Interior of a Quadrangle or Court, containing a Buddhist temple (or more strictly speaking a ‘Deota Ke Mookan’) in Patun. March 1853
Artist: Oldfield, Henry Ambrose (1822-1871)
Watercolour of a Buddhist temple at Lalitpur (Patan) in Nepal, by Henry Ambrose Oldfield (1822-1871), dated March 1853. The image is inscribed on the reverse: 'Interior of a Quadrangle or Court, containing a Buddhist temple (or more strictly speaking a 'Deota Ke Mookan') in Patun. March 1853', with notes.
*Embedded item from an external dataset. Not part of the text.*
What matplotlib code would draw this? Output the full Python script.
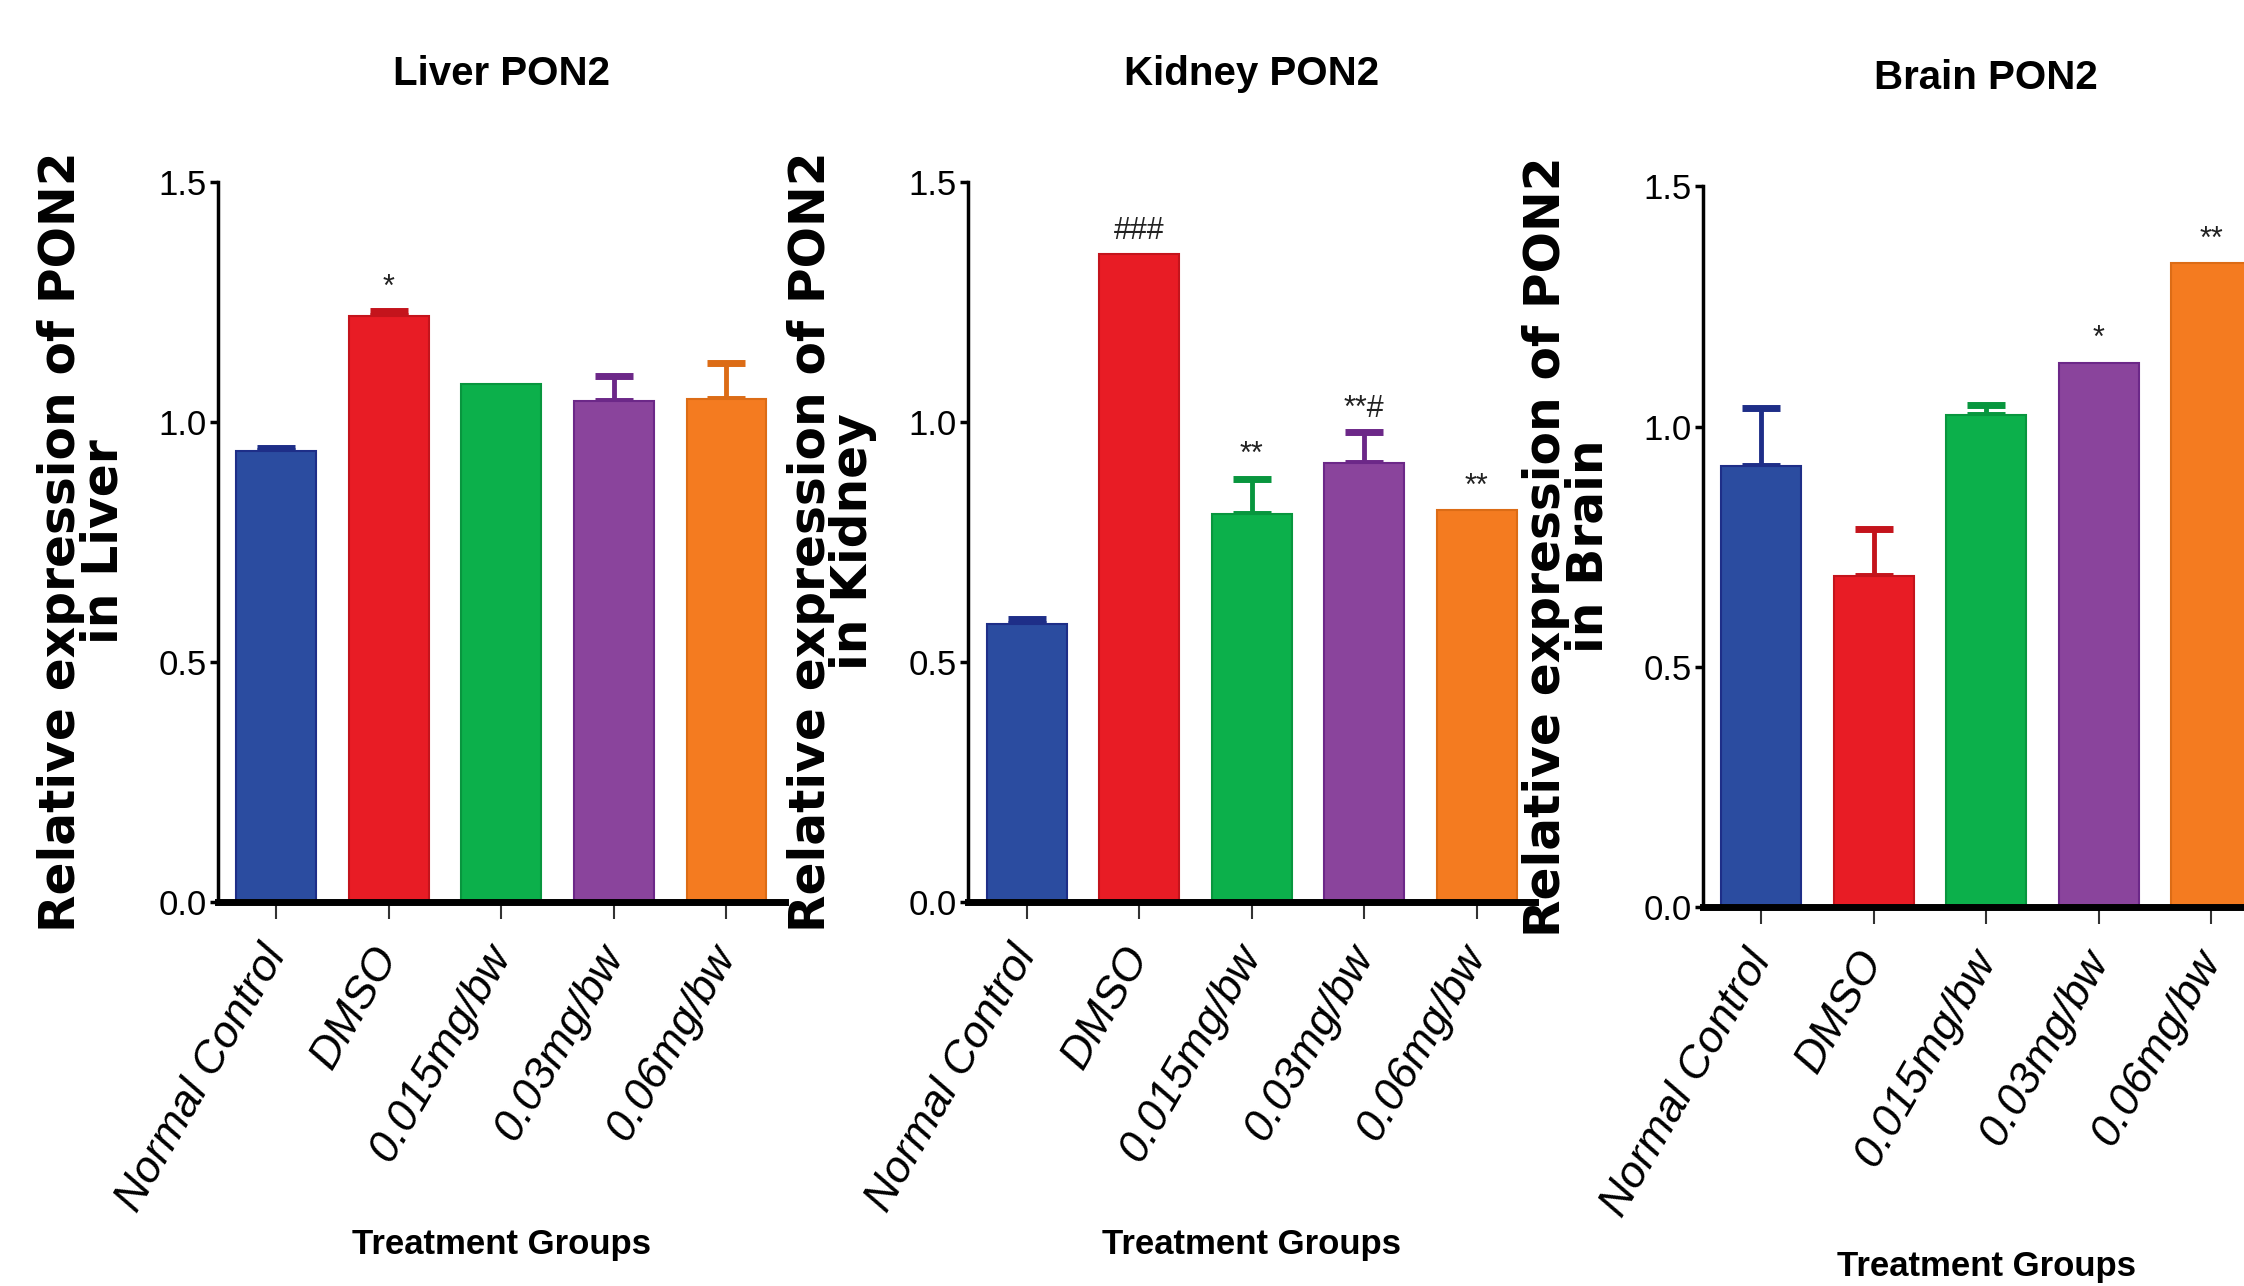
import matplotlib.pyplot as plt

groups = ["Normal Control", "DMSO", "0.015mg/bw", "0.03mg/bw", "0.06mg/bw"]
colors = ["#2B4CA0", "#E81C25", "#0CB04B", "#8A449C", "#F47B20"]
dark = ["#1E2E88", "#C4141C", "#08963E", "#6C2888", "#DC6C16"]

tissues = ["Liver", "Kidney", "Brain"]
liver_mean = [0.94, 1.22, 1.078, 1.043, 1.048]
liver_err = [0.006, 0.01, 0.0, 0.052, 0.075]
liver_sig = ["", "*", "", "", ""]
kidney_mean = [0.579, 1.35, 0.809, 0.915, 0.817]
kidney_err = [0.011, 0.0, 0.073, 0.063, 0.0]
kidney_sig = ["", "###", "**", "**#", "**"]
brain_mean = [0.918, 0.688, 1.024, 1.133, 1.34]
brain_err = [0.12, 0.098, 0.021, 0.0, 0.0]
brain_sig = ["", "", "", "*", "**"]

narrow = ["Liberation Sans Narrow", "Liberation Sans", "DejaVu Sans"]

fig = plt.figure(figsize=(22.44, 12.86), dpi=100)

panels = [
    (0.0971, 0.2986, liver_mean, liver_err, liver_sig, -0.476),
    (0.4314, 0.2986, kidney_mean, kidney_err, kidney_sig, -0.476),
    (0.7588, 0.2950, brain_mean, brain_err, brain_sig, -0.50),
]

x = range(len(groups))
for tissue, (left, bottom, mean, err, sig, xl_y) in zip(tissues, panels):
    ax = fig.add_axes([left, bottom, 0.2527, 0.560])
    ax.bar(x, mean, width=0.71, color=colors, edgecolor=dark, linewidth=1.5, zorder=2)
    for i in x:
        if err[i] > 0:
            ax.errorbar(i, mean[i], yerr=[[0], [err[i]]], fmt="none", ecolor=dark[i],
                        elinewidth=3.5, capsize=14, capthick=5, zorder=1)
        if sig[i]:
            ax.annotate(sig[i], (i, mean[i] + err[i]), xytext=(0, 6), textcoords="offset points",
                        ha="center", va="bottom", fontsize=22, family=narrow, color="#222222")

    ax.set_xlim(-0.52, 4.52)
    ax.set_ylim(0, 1.5)
    ax.set_yticks([0.0, 0.5, 1.0, 1.5])
    ax.set_yticklabels(["0.0", "0.5", "1.0", "1.5"], family=narrow, fontsize=25)
    ax.set_xticks(list(x))
    ax.set_xticklabels(groups, rotation=60, ha="right", va="center", rotation_mode="anchor",
                       fontsize=32, style="italic", family=["Liberation Sans", "DejaVu Sans"])

    for s in ["top", "right"]:
        ax.spines[s].set_visible(False)
    ax.spines["bottom"].set_linewidth(5)
    ax.spines["left"].set_linewidth(2.5)
    ax.tick_params(axis="x", direction="out", length=12, width=1.5, pad=22, color="#333333")
    ax.tick_params(axis="y", direction="out", length=6, width=2.5, pad=2)

    ax.set_title(f"{tissue} PON2", fontsize=29, fontweight="bold", family=narrow,
                 y=1.15, va="center", pad=0)
    ax.set_ylabel(f"Relative expression of PON2\nin {tissue}", fontsize=35,
                  fontweight="bold", family="DejaVu Sans", linespacing=0.85)
    ax.yaxis.set_label_coords(-0.16, 0.5)
    ax.set_xlabel("Treatment Groups", fontsize=25, fontweight="bold", family=narrow, va="center")
    ax.xaxis.set_label_coords(0.5, xl_y)

fig.savefig("out.png", dpi=100)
Lalitpur, the 'City of Beauty' was founded in the 2nd century by the Kirats and it remained a valley kingdom until the late 15th century when it became a sovereign state, together with Kathmandu and Bhaktapur. All three were built around Durbar Squares containing Palace and Temple complexes. The artist, Dr Oldfield, was Residency Surgeon at Kathmandu from 1850-1863, and wrote in 'Sketches from Nipal, Historical and Descriptive...' (1880): "In each city the largest and most important building is the royal palace or darbar. It is situated in a central part of the city, and opposite to its principal front there is an open irregular square, which allows free access to the palace, and round which temples of various kinds are clustered together...In Kathmandu, Patan and Bhatgaon, most of the principal temples are in the immediate vicinity of the darbar; many are within its precincts, and many more are crowded around or opposite to its principal façade...most of the principal Hindu temples in Patan are clustered together round the immediate vicinity of the palace, while all its Buddhist temples are scattered about in in different parts of the city, and some of the most ancient are situated in its outskirts."